Sprint Nextel Corp. has amended the terms of its nearly three-year-old credit agreement, agreeing to a lower borrowing ceiling, a higher interest rate, and new restrictions in exchange for easier access to the revolving facility.
Under the amended agreement, the credit facility maxes out at $4.5 billion, down from $6 billion. The interest rate was hiked from LIBOR plus a margin of 0.75 percent to LIBOR plus a margin of between 2.50 percent and 3 percent depending on the company’s debt ratings. There are also new restrictions on payments the company is allowed to make, including cash dividends, unless certain conditions are met.

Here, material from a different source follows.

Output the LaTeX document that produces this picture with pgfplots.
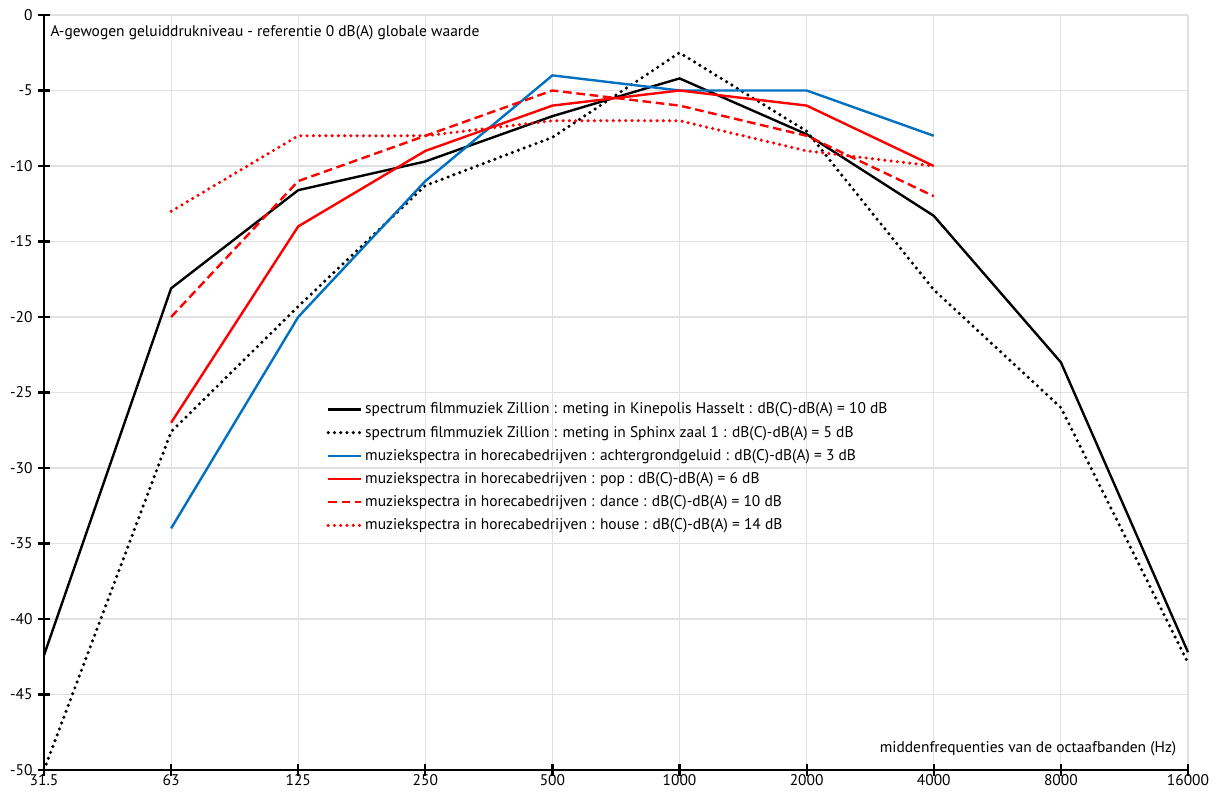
\documentclass[border=0pt]{standalone}
\usepackage{pgfplots}
\pgfplotsset{compat=1.18}
\usepackage{fontspec}
\setmainfont{PT Sans}
\definecolor{myblue}{RGB}{0,112,192}
\definecolor{gridgray}{RGB}{225,225,225}
\begin{document}
\fontsize{11.6}{13.5}\selectfont
\begin{tikzpicture}
\begin{axis}[
  scale only axis,
  width=858pt, height=566.25pt,
  xmin=0, xmax=9, ymin=-50, ymax=0,
  xtick={0,1,2,3,4,5,6,7,8,9},
  xticklabels={31.5,63,125,250,500,1000,2000,4000,8000,16000},
  ytick={-50,-45,-40,-35,-30,-25,-20,-15,-10,-5,0},
  yticklabels={-50,-45,-40,-35,-30,-25,-20,-15,-10,-5,0},
  axis lines=left,
  axis line style={-, draw=black, line width=1.8pt},
  grid=major,
  major grid style={draw=gridgray, line width=0.9pt},
  tick align=center,
  major tick length=9pt,
  tick style={draw=black, line width=1.6pt},
  tick label style={font=\fontsize{11.6}{13.5}\selectfont},
  xticklabel style={yshift=2.5pt, inner sep=1.5pt},
  /pgf/number format/assume math mode=true,
  legend style={at={(0.2455,0.492)}, anchor=north west, draw=none, fill=none,
    font=\fontsize{11.6}{13.5}\selectfont, row sep=3.4pt, inner sep=1pt},
  legend cell align=left,
  legend image code/.code={\draw[#1] (0cm,0cm) -- (0.86cm,0cm);},
  clip=false,
]
\addplot[black, line width=1.8pt] coordinates {
(0,-42.4) (1,-18.1) (2,-11.6) (3,-9.7) (4,-6.7) (5,-4.2) (6,-7.9) (7,-13.3) (8,-23.0) (9,-42.2)};
\addlegendentry{spectrum filmmuziek Zillion : meting in Kinepolis Hasselt : dB(C)-dB(A) = 10 dB}
\addplot[black, line width=2.6pt, line cap=round, dash pattern=on 0pt off 4.7pt] coordinates {
(0,-50) (1,-27.6) (2,-19.3) (3,-11.3) (4,-8.1) (5,-2.5) (6,-7.7) (7,-18.2) (8,-26.0) (9,-42.9)};
\addlegendentry{spectrum filmmuziek Zillion : meting in Sphinx zaal 1 : dB(C)-dB(A) = 5 dB}
\addplot[myblue, line width=1.8pt] coordinates {
(1,-34) (2,-20) (3,-11) (4,-4) (5,-5) (6,-5) (7,-8)};
\addlegendentry{muziekspectra in horecabedrijven : achtergrondgeluid : dB(C)-dB(A) = 3 dB}
\addplot[red, line width=1.8pt] coordinates {
(1,-27) (2,-14) (3,-9) (4,-6) (5,-5) (6,-6) (7,-10)};
\addlegendentry{muziekspectra in horecabedrijven : pop : dB(C)-dB(A) = 6 dB}
\addplot[red, line width=1.8pt, dash pattern=on 6.5pt off 3.5pt] coordinates {
(1,-20) (2,-11) (3,-8) (4,-5) (5,-6) (6,-8) (7,-12)};
\addlegendentry{muziekspectra in horecabedrijven : dance : dB(C)-dB(A) = 10 dB}
\addplot[red, line width=2.6pt, line cap=round, dash pattern=on 0pt off 4.7pt] coordinates {
(1,-13) (2,-8) (3,-8) (4,-7) (5,-7) (6,-9) (7,-10)};
\addlegendentry{muziekspectra in horecabedrijven : house : dB(C)-dB(A) = 14 dB}
\node[anchor=north west, inner sep=0pt] at (rel axis cs:0.0055,0.987) {A-gewogen geluiddrukniveau - referentie 0 dB(A) globale waarde};
\node[anchor=south east, inner sep=0pt] at (rel axis cs:0.990,0.018) {middenfrequenties van de octaafbanden (Hz)};
\end{axis}
\pgfresetboundingbox
\path[use as bounding box] (-33pt,-16.5pt) rectangle (879.75pt,577.5pt);
\end{tikzpicture}
\end{document}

To get those concessions, Sprint’s lenders agreed to let the company increase the ratio of total indebtedness to the trailing-four-quarter EBITD required to tap the facility from a maximum of 3.5-to-1 to 4.25-to-1. So, while the total amount the company can borrow is lower, funds will be more accessible.
Sprint, the third-largest wireless company, said it paid down $1 billion of the outstanding loan amount.
The $4.5 billion will remain available until final maturity in 2010. Up to $3 billion may be used to secure letters of credit.
The company also amended its $750 million credit agreement with Export Development Canada, originally entered into in March 2007, to incorporate the same covenant changes.